しかしその後、別荘開発が進むにつれて、あの辺りの雰囲気も行く都度に変わっていった。優美な山裾を、えぐるようにして進む開発に、次第にわれわれの足も遠ざかった。
同じころ、稲子湯から雪解けのぬかるんだ登山道を確か3人で、まだ芽吹いたばかりの危うげな新緑の森の中を進み、稲子の南壁の下でキャンプしたことがあった。あの時は、何処へ行こうとしたのか、今ではもう思い出すことができない。初日短い壁にひとしきら遊び、上からわれわれが食事の支度を大声で促すと、それを聞き取れないNKさんが当惑して独り言(ご)つ声が、上昇気流に乗ってこっちにははっきりと聞こえてきた。その可笑しかったことを、眼前に見えていた爆裂した硫黄岳の山容とともに思い出す。
あのころは、一緒に山に来る女性も何人かいたが、いつしか一人、二人と去っていき、ついにはだれもいなくなった。山行が登攀に偏るようになって、仲間も減り、ついには板橋のNKさんのアパートで会の解散をした。山の歌にあるような恋愛譚はついぞなかったが、NKさんがKI氏に仄かな思慕のようなものを抱いていたのは気付いていた。しかし、知らぬふりをして通した。
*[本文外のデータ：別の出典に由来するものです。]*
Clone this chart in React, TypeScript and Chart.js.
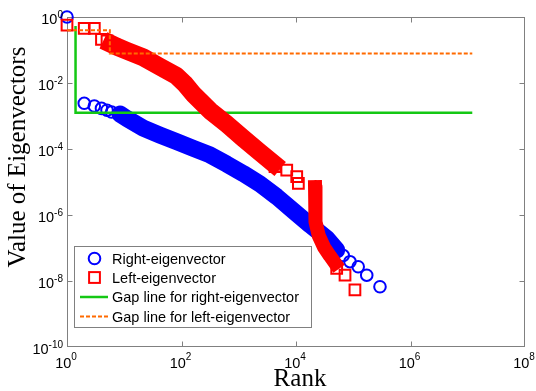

山を去った後の彼女らの消息は聞かない。妻となり、母となりもう長い年月が過ぎたことだろう。それでもたまには春の夕暮れの雑踏の中で、あるいはどこかの住宅地で、桜の花を目にしながら夢幻のように過ぎたあのころのことを、ふと思い出すことがあってほしいと思っている。いつも大騒ぎしていたアイツの顔など、忘れてしまっていてもいいから。クク。